I have cleaned maggots out of the wounds of apparently calm bovine.  I have burned the horn buds of goats and watched them playfully skip away seconds later.  I have watched bow shot deer walk away with barely a flinch.If you have not been surprised at how different animals experience pain, I suspect you've not spent too much time around animals.

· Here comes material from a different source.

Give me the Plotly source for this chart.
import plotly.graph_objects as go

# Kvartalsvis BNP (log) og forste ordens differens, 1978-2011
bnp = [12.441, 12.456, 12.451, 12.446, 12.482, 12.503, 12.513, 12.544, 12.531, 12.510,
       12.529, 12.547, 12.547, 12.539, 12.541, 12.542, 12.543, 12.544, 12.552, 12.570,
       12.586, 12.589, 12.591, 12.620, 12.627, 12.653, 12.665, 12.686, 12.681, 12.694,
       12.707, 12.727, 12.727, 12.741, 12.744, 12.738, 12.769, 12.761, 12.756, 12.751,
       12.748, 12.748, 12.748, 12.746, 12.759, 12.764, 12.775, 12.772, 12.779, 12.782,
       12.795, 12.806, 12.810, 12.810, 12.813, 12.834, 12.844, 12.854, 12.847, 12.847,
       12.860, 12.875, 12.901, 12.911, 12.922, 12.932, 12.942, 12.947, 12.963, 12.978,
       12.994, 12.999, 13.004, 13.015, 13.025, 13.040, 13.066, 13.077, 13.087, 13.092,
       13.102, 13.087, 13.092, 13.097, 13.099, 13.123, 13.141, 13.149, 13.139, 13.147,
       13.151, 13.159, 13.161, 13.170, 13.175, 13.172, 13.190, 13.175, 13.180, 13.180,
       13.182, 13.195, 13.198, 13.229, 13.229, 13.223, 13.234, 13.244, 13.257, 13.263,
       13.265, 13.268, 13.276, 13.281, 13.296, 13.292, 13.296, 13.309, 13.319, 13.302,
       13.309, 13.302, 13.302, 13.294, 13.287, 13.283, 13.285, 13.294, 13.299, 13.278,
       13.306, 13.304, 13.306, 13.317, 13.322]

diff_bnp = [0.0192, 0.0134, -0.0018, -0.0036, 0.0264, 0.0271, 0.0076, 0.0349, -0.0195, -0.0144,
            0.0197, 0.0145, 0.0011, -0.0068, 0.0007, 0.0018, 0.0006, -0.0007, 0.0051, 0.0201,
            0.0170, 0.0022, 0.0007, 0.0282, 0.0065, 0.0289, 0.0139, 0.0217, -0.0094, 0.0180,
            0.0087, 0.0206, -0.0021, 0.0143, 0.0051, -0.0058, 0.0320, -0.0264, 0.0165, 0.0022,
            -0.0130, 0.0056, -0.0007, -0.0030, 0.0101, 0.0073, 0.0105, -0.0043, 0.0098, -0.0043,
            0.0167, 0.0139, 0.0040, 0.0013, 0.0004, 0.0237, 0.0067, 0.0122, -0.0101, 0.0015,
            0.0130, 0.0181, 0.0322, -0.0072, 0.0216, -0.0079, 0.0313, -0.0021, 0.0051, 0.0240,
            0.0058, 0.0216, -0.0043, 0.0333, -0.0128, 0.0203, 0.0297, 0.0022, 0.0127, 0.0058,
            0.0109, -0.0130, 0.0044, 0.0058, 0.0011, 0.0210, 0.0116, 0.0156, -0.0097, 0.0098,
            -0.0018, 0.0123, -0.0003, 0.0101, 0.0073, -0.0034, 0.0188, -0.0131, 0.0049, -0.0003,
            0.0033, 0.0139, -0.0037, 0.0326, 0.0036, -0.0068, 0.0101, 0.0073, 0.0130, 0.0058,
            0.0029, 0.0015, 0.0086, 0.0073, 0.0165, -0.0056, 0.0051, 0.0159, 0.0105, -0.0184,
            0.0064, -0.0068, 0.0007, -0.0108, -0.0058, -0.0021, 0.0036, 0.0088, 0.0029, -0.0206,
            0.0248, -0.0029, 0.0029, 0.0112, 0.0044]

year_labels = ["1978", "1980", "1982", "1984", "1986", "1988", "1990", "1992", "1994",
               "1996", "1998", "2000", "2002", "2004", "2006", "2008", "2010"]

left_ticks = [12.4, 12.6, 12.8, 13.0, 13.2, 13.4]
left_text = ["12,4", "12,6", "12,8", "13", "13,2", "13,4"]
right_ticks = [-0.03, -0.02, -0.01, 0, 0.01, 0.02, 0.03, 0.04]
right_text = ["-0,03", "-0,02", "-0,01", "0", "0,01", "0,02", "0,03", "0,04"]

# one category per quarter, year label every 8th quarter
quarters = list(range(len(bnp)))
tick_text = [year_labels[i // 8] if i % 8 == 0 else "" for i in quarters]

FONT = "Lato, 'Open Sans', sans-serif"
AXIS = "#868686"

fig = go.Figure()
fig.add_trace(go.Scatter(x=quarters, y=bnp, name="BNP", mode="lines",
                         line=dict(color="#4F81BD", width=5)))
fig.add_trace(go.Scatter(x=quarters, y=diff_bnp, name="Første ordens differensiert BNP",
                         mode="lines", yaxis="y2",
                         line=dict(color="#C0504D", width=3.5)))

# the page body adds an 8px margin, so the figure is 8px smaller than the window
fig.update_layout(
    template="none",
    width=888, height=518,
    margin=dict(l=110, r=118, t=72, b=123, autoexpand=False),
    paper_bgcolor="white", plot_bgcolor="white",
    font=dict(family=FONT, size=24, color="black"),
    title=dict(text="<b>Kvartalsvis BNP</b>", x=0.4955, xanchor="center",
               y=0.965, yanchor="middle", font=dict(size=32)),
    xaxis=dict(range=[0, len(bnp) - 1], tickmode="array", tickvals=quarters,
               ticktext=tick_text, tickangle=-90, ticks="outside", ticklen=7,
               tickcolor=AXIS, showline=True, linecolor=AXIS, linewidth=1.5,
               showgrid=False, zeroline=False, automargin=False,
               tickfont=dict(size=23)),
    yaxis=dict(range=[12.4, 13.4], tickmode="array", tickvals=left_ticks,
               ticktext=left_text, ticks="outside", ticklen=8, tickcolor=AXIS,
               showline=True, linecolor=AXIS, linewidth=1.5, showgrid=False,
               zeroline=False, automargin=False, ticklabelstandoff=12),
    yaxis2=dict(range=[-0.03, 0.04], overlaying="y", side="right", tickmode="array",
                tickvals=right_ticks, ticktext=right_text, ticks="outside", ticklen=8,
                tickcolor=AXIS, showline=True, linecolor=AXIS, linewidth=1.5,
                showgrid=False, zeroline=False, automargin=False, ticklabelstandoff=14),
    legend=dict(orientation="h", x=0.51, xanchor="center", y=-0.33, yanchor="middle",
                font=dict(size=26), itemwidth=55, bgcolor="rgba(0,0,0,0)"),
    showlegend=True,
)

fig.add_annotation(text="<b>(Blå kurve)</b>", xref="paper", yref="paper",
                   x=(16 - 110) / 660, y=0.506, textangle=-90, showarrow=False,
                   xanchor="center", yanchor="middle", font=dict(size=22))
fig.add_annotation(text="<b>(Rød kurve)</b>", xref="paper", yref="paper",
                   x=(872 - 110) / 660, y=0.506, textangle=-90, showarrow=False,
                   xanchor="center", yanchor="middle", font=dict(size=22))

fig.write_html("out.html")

Adam Smith, in his Theory of Moral Sentiments wrote,

Man naturally desires, not only to be loved, but to be lovely; or to be that thing which is the natural and proper object of love. He naturally dreads, not only to be hated, but to be hateful; or to be that thing which is the natural and proper object of hatred. He desires, not only praise, but praiseworthiness; or to be that thing which, though it should be praised by nobody, is, however, the natural and proper object of praise. He dreads, not only blame, but blame-worthiness; or to be that thing which, though it should be blamed by nobody, is, however, the natural and proper object of blame.

Bow hunting is a moral act and should be done in which a wise bow hunter would recognize as "lovely."

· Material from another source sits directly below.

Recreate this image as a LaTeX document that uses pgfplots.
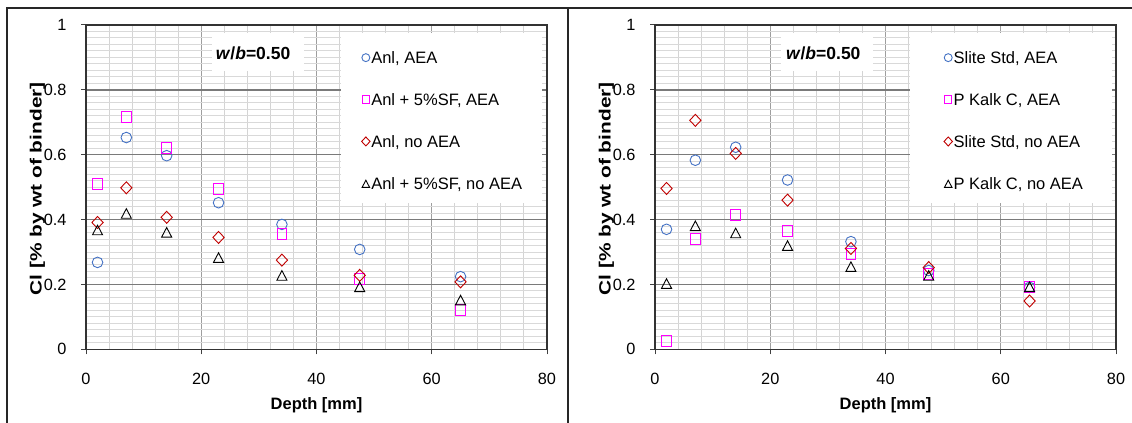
\documentclass[border=0pt]{standalone}
\usepackage{fontspec}
\setmainfont{Liberation Sans}
\newfontfamily\ylabfont[FakeStretch=1.28]{Liberation Sans}
\usepackage{pgfplots}
\pgfplotsset{compat=1.18}
\definecolor{cblue}{HTML}{4472C4}
\definecolor{cmag}{HTML}{FF00FF}
\definecolor{cred}{HTML}{C00000}

\pgfplotstableread{
d   a     b     c     e
2   0.268 0.511 0.391 0.368
7   0.653 0.715 0.498 0.419
14  0.597 0.622 0.407 0.361
23  0.452 0.493 0.345 0.283
34  0.385 0.355 0.275 0.228
47.5 0.308 0.218 0.228 0.193
65  0.224 0.121 0.208 0.152
}\lefttab
\pgfplotstableread{
d   a     b     c     e
2   0.370 0.026 0.496 0.203
7   0.583 0.339 0.706 0.381
14  0.623 0.413 0.604 0.359
23  0.522 0.366 0.460 0.320
34  0.332 0.294 0.311 0.255
47.5 0.243 0.232 0.252 0.228
65  0.191 0.193 0.149 0.193
}\righttab

\pgfplotsset{
  chart/.style={
    scale only axis, width=461bp, height=324.3bp,
    xmin=0, xmax=80, ymin=0, ymax=1,
    xtick={0,20,40,60,80}, xticklabels={0,20,40,60,80},
    ytick={0,0.2,0.4,0.6,0.8,1}, yticklabels={0,0.2,0.4,0.6,0.8,1},
    minor x tick num=4, minor y tick num=9,
    grid=both,
    major x grid style={color=black!38, line width=1bp},
    major y grid style={color=black!52, line width=1.3bp},
    minor x grid style={color=black!17, line width=1bp},
    minor y grid style={color=black!15, line width=1bp},
    xtick pos=left, ytick pos=left,
    tick align=outside, major tick length=5bp, minor tick length=0pt,
    tick style={black!75, line width=1bp},
    axis line style={black!80, line width=1.2bp},
    ticklabel style={font=\fontsize{16.3bp}{19bp}\selectfont},
    xticklabel style={anchor=north, inner sep=0pt, yshift=-18.7bp},
    yticklabel style={anchor=east, inner sep=0pt, xshift=-14.3bp},
    xlabel={\textbf{Depth [mm]}},
    ylabel={\ylabfont\bfseries Cl [\% by wt of binder]},
    every axis x label/.style={at={(axis description cs:0.5,0)}, anchor=base, yshift=-60bp, font=\fontsize{16.5bp}{19bp}\selectfont},
    every axis y label/.style={at={(axis description cs:0,0.5)}, xshift=-48.5bp, yshift=-1.8bp, rotate=90, anchor=center, font=\fontsize{16.3bp}{19bp}\selectfont},
    legend cell align=left,
    legend style={draw=none, fill=none, anchor=west, row sep=29.9bp,
      font=\fontsize{16.5bp}{19bp}\selectfont,
      nodes={inner sep=0pt, text height=12bp, text depth=0bp},
      /tikz/every odd column/.append style={column sep=1.2bp}},
    legend image code/.code={\path[draw=none, fill=none] (-4bp,-4bp) rectangle (4bp,4bp);
      \draw[##1, every mark/.append style={scale=0.75}] plot coordinates {(0bp,0bp)};},
  },
  sA/.style={only marks, mark=o, color=cblue, mark size=5.3bp, mark options={line width=0.9bp}},
  sB/.style={only marks, mark=square, color=cmag, mark size=4.8bp, mark options={line width=0.9bp, yscale=1.15}},
  sC/.style={only marks, mark=diamond, color=cred, mark size=6bp, mark options={line width=0.9bp, xscale=1.25}},
  sD/.style={only marks, mark=triangle, color=black, mark size=5.8bp, mark options={line width=0.9bp, yscale=1.1, yshift=-1.5bp}},
}

\begin{document}
\begin{tikzpicture}[x=1bp,y=1bp]
\useasboundingbox (0,0) rectangle (1132,422);
\draw[line width=2bp, black!85] (7.3,-2) -- (7.3,413.7) -- (1134,413.7);
\draw[line width=2bp, black!85] (568.3,-2) -- (568.3,413.7);

\begin{axis}[chart, at={(86bp,72.7bp)}, anchor=south west,
  legend style={at={(axis description cs:0.591,0.7055)}}]
\fill[white] (axis cs:44.2,0.974) rectangle (axis cs:79.1,0.45);
\fill[white] (axis cs:21.9,0.974) rectangle (axis cs:37.8,0.858);
\node[anchor=base, font=\fontsize{17.5bp}{20bp}\selectfont\bfseries] at (axis cs:29.0,0.893) {\textit{w}/\textit{b}=0.50};
\addplot[sA] table[x=d, y=a] {\lefttab};
\addplot[sB] table[x=d, y=b] {\lefttab};
\addplot[sC] table[x=d, y=c] {\lefttab};
\addplot[sD] table[x=d, y=e] {\lefttab};
\legend{Anl{,} AEA, Anl + 5\%SF{,} AEA, Anl{,} no AEA, Anl + 5\%SF{,} no AEA}
\end{axis}

\begin{axis}[chart, at={(655bp,72.7bp)}, anchor=south west,
  legend style={at={(axis description cs:0.62,0.7055)}}]
\fill[white] (axis cs:44.3,0.974) rectangle (axis cs:79.3,0.45);
\fill[white] (axis cs:21.9,0.974) rectangle (axis cs:37.9,0.858);
\node[anchor=base, font=\fontsize{17.5bp}{20bp}\selectfont\bfseries] at (axis cs:29.2,0.893) {\textit{w}/\textit{b}=0.50};
\addplot[sA] table[x=d, y=a] {\righttab};
\addplot[sB] table[x=d, y=b] {\righttab};
\addplot[sC] table[x=d, y=c] {\righttab};
\addplot[sD] table[x=d, y=e] {\righttab};
\legend{Slite Std{,} AEA, P Kalk C{,} AEA, Slite Std{,} no AEA, P Kalk C{,} no AEA}
\end{axis}
\end{tikzpicture}
\end{document}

But like any virtue it is gained through time, experience, and failure.  We must first recognize what we do not know, cling tightly to what remains, then maybe we begin to recognize "the lovely," and finally to cultivate it within the self.  

Animals feel physical and emotional pain and we should seek to avoid inflicting it unnecessarily.  The bow hunter, once he has learned to recognize the avoid the irresponsible shot, need not feel guilty about the unrecovered deer.  It probably survived.  It suffered, but not in the fashion or to the degree we're inclined to think.

I regularly hear hunters say, "I respect the deer too much to let it go to waste."  That is a good start, but there is no waste.  If it did not survive, than it fed coyote, fox, raccoon, and any number of species of bird, including the proud bald eagle. There is no waste.  All flesh eats flesh.  We hunt because we are part of the biome, part of the ecological system, so are those coyotes.

We show it respect by what is in our control: making every effort to recover the deer we pursued.

An interview with the author
If we did not fail, we would not recognize the need to develop the resources to improve our character: to become more patient, more courageous, more wise.  Without falling short of our expectations we would not recognize the need to spend more time with our equipment; we would not recognize the need to practice the simple act of standing up in your stand, the mental toughness of waiting to begin a track, the courage to limit your hunting practice so that it is more challenging for you and improving the odds for your prey.

There is no fault in being human.  If hunters were always successful, we'd have destroyed the planet long ago.  I'm no longer a pastor but my contribution as a tracker often feels pastoral.  I meet people whose conscience, by my own flawed understanding, are just a little malformed.  I try to point them in a direction compatible with the human experience of a hunter, which is the experience of an imperfect, earthbound predator.

Working as a tracker has further challenged my ability to accept the things outside of my control (a blog post to come later), but more important than the unexpected challenges has been the unexpected joys.  I have learned from wiser and more experienced hunters, I have been a small part of the education of others.